Karen has become the point person, but she insists that nothing would happen if not for all of the community members who come forward to help. “It’s an all-volunteer effort,” with multiple committees that put together and run the event. “Programming, financing, PR, stage, grounds … that’s what makes this whole thing work,” she said.
The event remains under the auspices of the locally based AACW (African American Cross-Cultural Works), which promotes diversity, community and education. “A lot of times we’ll meet right here in this living room,” Patterson said, speaking at the Patterson family home on West South College Street. The music festival has become AACW’s main vehicle for promoting and applying its mission.
Faith Patterson is well known for always insisting “Everybody counts,” and that ethic remains at the heart of the event. Diversity is celebrated throughout the festival — not only cultural, ethnic and religious diversity, but artistic as well.
The festival began in 1997 as a blues event, but over time evolved to include jazz and gospel. This year’s installment continues that inclusive legacy with the introduction of a film component. A fundraising gala Friday night will feature the showing of the historical drama “The Amazing Grace,” which tells the story of British slave trader John Newton and the origins of the beloved hymn from which the film takes its title. The movie was directed by award-winning Nigerian filmmaker Jeta Amata, who will participate in a panel-style conversation with the audience after the screening. The evening also will include a catered West African dinner and music by jazz and blues violinist Lionel Young, who will perform with his band as part of Saturday night’s concert lineup.
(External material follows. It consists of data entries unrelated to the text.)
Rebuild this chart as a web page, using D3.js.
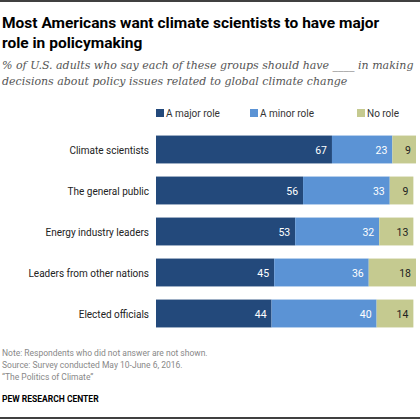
<!DOCTYPE html><html><head><meta charset="utf-8"><script src="https://cdn.jsdelivr.net/npm/d3@7"></script>
<style>body{margin:0;background:#fff}</style></head><body><svg id="c" width="420" height="420"></svg>
<script>
const categories=["Climate scientists","The general public","Energy industry leaders","Leaders from other nations","Elected officials"];
const series=["A major role","A minor role","No role"];
const major=[67,56,53,45,44];
const minor=[23,33,32,36,40];
const none=[9,9,13,18,14];
const colors=["#23497b","#5b93d5","#c5ca90"];
const textColors=["#fff","#fff","#222"];
const svg=d3.select("#c");
svg.append("line").attr("x1",0).attr("x2",420).attr("y1",1).attr("y2",1).attr("stroke","#000").attr("stroke-width",1.5);
svg.append("line").attr("x1",0).attr("x2",420).attr("y1",418).attr("y2",418).attr("stroke","#000").attr("stroke-width",1.5);
const t=svg.append("text").attr("font-family","Roboto, Arial, sans-serif").attr("font-weight","bold").attr("font-size",15.5).attr("fill","#000");
t.append("tspan").attr("x",2).attr("y",28).text("Most Americans want climate scientists to have major");
t.append("tspan").attr("x",2).attr("y",48).text("role in policymaking");
const s=svg.append("text").attr("font-family","DejaVu Serif, Georgia, serif").attr("font-style","italic").attr("font-size",11).attr("fill","#555");
s.append("tspan").attr("x",2).attr("y",69).text("% of U.S. adults who say each of these groups should have ____ in making");
s.append("tspan").attr("x",2).attr("y",85).text("decisions about policy issues related to global climate change");
const x=d3.scaleLinear().domain([0,99]).range([156,416]);
const y=d3.scaleBand().domain(categories).range([129,334]).paddingInner(0.32).paddingOuter(0.16);
const data=categories.map((c,i)=>({c,v:[major[i],minor[i],none[i]]}));
const lg=[156,250,357];
series.forEach((k,j)=>{
 svg.append("rect").attr("x",lg[j]).attr("y",109).attr("width",8).attr("height",8).attr("fill",colors[j]);
 svg.append("text").attr("x",lg[j]+10).attr("y",117).attr("font-family","Roboto, Arial, sans-serif").attr("font-size",10).attr("fill","#333").text(k);
});
data.forEach(d=>{
 let acc=0;
 const yy=y(d.c),h=y.bandwidth();
 svg.append("text").attr("x",149).attr("y",yy+h/2+4).attr("text-anchor","end").attr("font-family","Roboto, Arial, sans-serif").attr("font-size",10).attr("fill","#222").text(d.c);
 d.v.forEach((v,j)=>{
  svg.append("rect").attr("x",x(acc)).attr("y",yy).attr("width",x(acc+v)-x(acc)).attr("height",h).attr("fill",colors[j]);
  acc+=v;
  svg.append("text").attr("x",x(acc)-5).attr("y",yy+h/2+4).attr("text-anchor","end").attr("font-family","Roboto, Arial, sans-serif").attr("font-size",10.5).attr("fill",textColors[j]).text(v);
 });
});
const n=svg.append("text").attr("font-family","Roboto, Arial, sans-serif").attr("font-size",8.5).attr("fill","#888");
["Note: Respondents who did not answer are not shown.","Source: Survey conducted May 10-June 6, 2016.","\u201cThe Politics of Climate\u201d"].forEach((l,i)=>n.append("tspan").attr("x",2).attr("y",356+i*12).text(l));
svg.append("text").attr("x",2).attr("y",402).attr("font-family","Roboto, Arial, sans-serif").attr("font-weight","bold").attr("font-size",8.5).attr("fill","#000").text("PEW RESEARCH CENTER");
</script></body></html>
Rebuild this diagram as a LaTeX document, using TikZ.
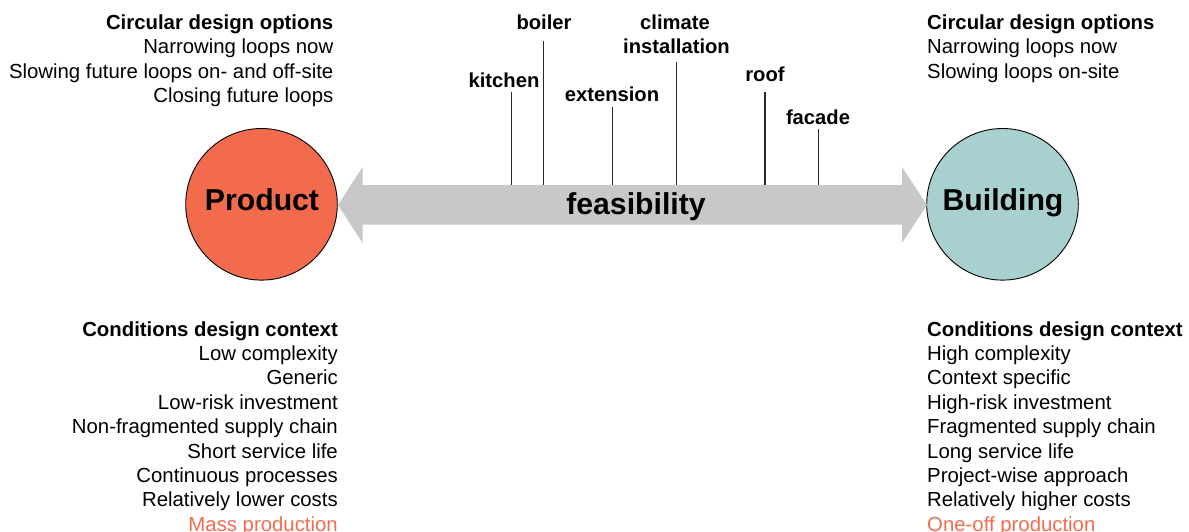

The weekend’s festivities will begin Thursday, Sept. 24, with a gospel-themed program presented by the Northern Kentucky Brotherhood Singers at First Presbyterian Church. The group, which also performs on Saturday night’s main stage, has participated in the festival before and was featured during the former Cityfolk Festival in Dayton. The music part of the program will be followed by a community potluck dinner at the church.
The three-day festival wraps up Saturday with a full slate of activities that includes jazz, blues and gospel workshops through the afternoon at various locations around town; the Festival Bazaar, featuring merchandise and food vendors, beginning at 3 p.m. outside the Antioch College amphitheater; and then the main stage concert starting at 6 p.m. in the amphitheater. In addition to the Northern Kentucky Brotherhood and the Lionel Young Band, the concert will feature festival mainstay The Nerak Roth Patterson Band, which is led by the longtime former villager and now includes his son, a 2011 YSHS graduate, Nerak Jr.Patterson said that an effort to encompass more of the Yellow Springs community is reflected in the scheduling of more festival events at different locations in town. The Thursday night program at the Presbyterian church and the Saturday afternoon workshops will take place at venues that are new for the festival. A 12:30 p.m. jazz workshop will be at the Yellow Springs Brewery; a 2 p.m. workshop with the jazz and blues violinist Lionel Young and his band will be at the Emporium; and a 4:30 p.m. gospel and R&B session with the Northern Kentucky Brotherhood Singers will be at Yellow Springs Arts Council Gallery.
“The whole festival is a teaching tool,” Patterson said. “I find that very powerful.”
But even more than that, when everything comes together, the festival experience can be transcendent, Patterson said. “It’s a healing thing for (festival-goers). Everything that’s bothering them goes away that weekend.”